8) Results and impact
- ETA MAE improved by 18% (from 2.2 to 1.8 minutes).
- Assignment time −12% (2.5 s → 2.2 s), improving dispatch efficiency.
- Trip conversion +3.1% (p < 0.01), cancellations −8.4%.
- Reliability: p99 latency 118 ms (down from 240 ms), availability 99.95%.
- Cost: 22% lower compute at steady state via right-sizing and quantization.
Validation:
- Offline: MAE/Mape on holdout weeks; online: A/B with CUPED to reduce variance; monitored confounders (promotion calendar, weather).
9) Failure/setback and learning
- Incident: Week 2 of canary, a cache stampede during a regional network blip spiked Redis QPS, causing 1.2% timeouts for 7 minutes. We auto-rolled back via guardrails.
- Fixes: Request coalescing, negative caching, per-key jittered TTLs, backpressure. Added runbook and chaos test that simulates partial cache outages.
- Learning: Design for failure from day 0—especially around shared infra—and practice rollbacks.
10) What I’d do differently
- Invest earlier in chaos testing and load shedding to catch stampedes pre-canary.
- Involve mobile teams sooner to align on ETA UX changes and skeleton loading states.
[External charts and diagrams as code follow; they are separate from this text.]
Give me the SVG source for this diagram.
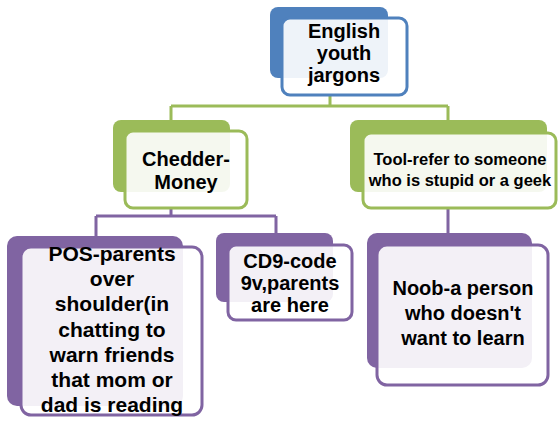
<svg xmlns="http://www.w3.org/2000/svg" width="558" height="421" viewBox="0 0 558 421">
<style>
.bk{stroke:none}
.fr{fill:#ffffff;fill-opacity:0.9;stroke-width:3}
.blue .bk{fill:#4f81bd}.blue .fr{stroke:#4f81bd}
.green .bk{fill:#9bbb59}.green .fr{stroke:#9bbb59}
.purple .bk{fill:#8064a2}.purple .fr{stroke:#8064a2}
text{font-family:"Liberation Sans",Arial,sans-serif;font-weight:bold;fill:#000;text-anchor:middle}
.con path{fill:none;stroke-width:3}
</style>
<rect width="558" height="421" fill="#ffffff"/>
<g class="con" id="connectors">
<path d="M330,95 V106 M171,106 H448 M171,106 V121 M448,106 V121" stroke="#9bbb59"/>
<path d="M171,208 V216 M96,216 H276 M96,216 V237 M276,216 V234 M448,208 V234" stroke="#8064a2"/>
</g>
<g id="root" class="blue">
<rect class="bk" x="270" y="7" width="118" height="71" rx="8"/>
<rect class="fr" x="282" y="18" width="125" height="77" rx="8"/>
<text font-size="20"><tspan x="344" y="38">English</tspan><tspan x="344" y="60">youth</tspan><tspan x="344" y="82">jargons</tspan></text>
</g>
<g id="chedder" class="green">
<rect class="bk" x="113" y="120" width="117" height="72" rx="8"/>
<rect class="fr" x="125" y="131" width="122" height="77" rx="8"/>
<text font-size="20"><tspan x="186" y="166">Chedder-</tspan><tspan x="186" y="189">Money</tspan></text>
</g>
<g id="tool" class="green">
<rect class="bk" x="350" y="120" width="197" height="72" rx="8"/>
<rect class="fr" x="363" y="133" width="193" height="75" rx="8"/>
<text font-size="16.5"><tspan x="460" y="165">Tool-refer to someone</tspan><tspan x="460" y="186">who is stupid or a geek</tspan></text>
</g>
<g id="pos" class="purple">
<rect class="bk" x="7" y="236" width="176" height="170" rx="10"/>
<rect class="fr" x="21" y="247" width="181" height="168" rx="10"/>
<text font-size="21"><tspan x="112" y="261">POS-parents</tspan><tspan x="112" y="286">over</tspan><tspan x="112" y="311">shoulder(in</tspan><tspan x="112" y="337">chatting to</tspan><tspan x="112" y="362">warn friends</tspan><tspan x="112" y="387">that mom or</tspan><tspan x="112" y="412">dad is reading</tspan></text>
</g>
<g id="cd9" class="purple">
<rect class="bk" x="216" y="233" width="117" height="69" rx="8"/>
<rect class="fr" x="228" y="245" width="124" height="75" rx="8"/>
<text font-size="20"><tspan x="290" y="268">CD9-code</tspan><tspan x="290" y="290">9v,parents</tspan><tspan x="290" y="312">are here</tspan></text>
</g>
<g id="noob" class="purple">
<rect class="bk" x="367" y="233" width="165" height="135" rx="10"/>
<rect class="fr" x="377" y="245" width="171" height="140" rx="10"/>
<text font-size="20"><tspan x="463" y="295">Noob-a person</tspan><tspan x="463" y="320">who doesn't</tspan><tspan x="463" y="345">want to learn</tspan></text>
</g>
</svg>
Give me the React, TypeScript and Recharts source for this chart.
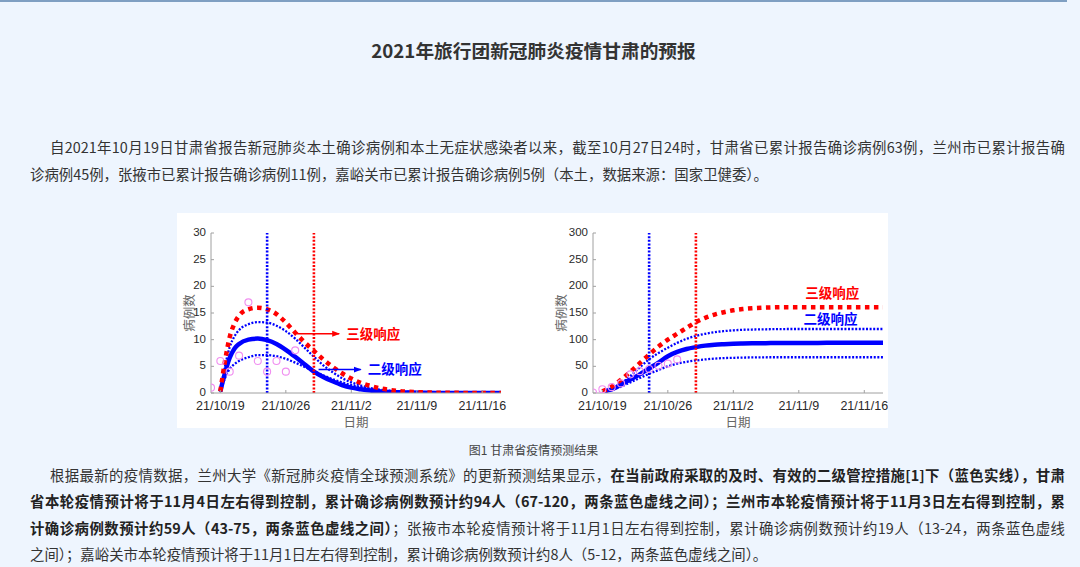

- Automate model promotion with clearer versioning and staged rollouts.
---
How to adapt this to your own project
- Swap domain-specific pieces (e.g., ETA/model) with your project’s core: payments reliability, notifications pipeline, feature flag system, etc.
- Keep the skeleton: context → role → goals → trade-offs → collaboration → unknowns → timeline → risks → results → failure → next time.
- Quantify impact and state how you measured it. Tie technical metrics to business outcomes, and show ownership through incidents, guardrails, and learning.
## Checks and Follow-ups
- Verify that the answer addresses every requested part of the prompt.
- Identify the highest-risk assumption and explain how you would validate it.
- Be ready to discuss an alternative approach and why you did not choose it first.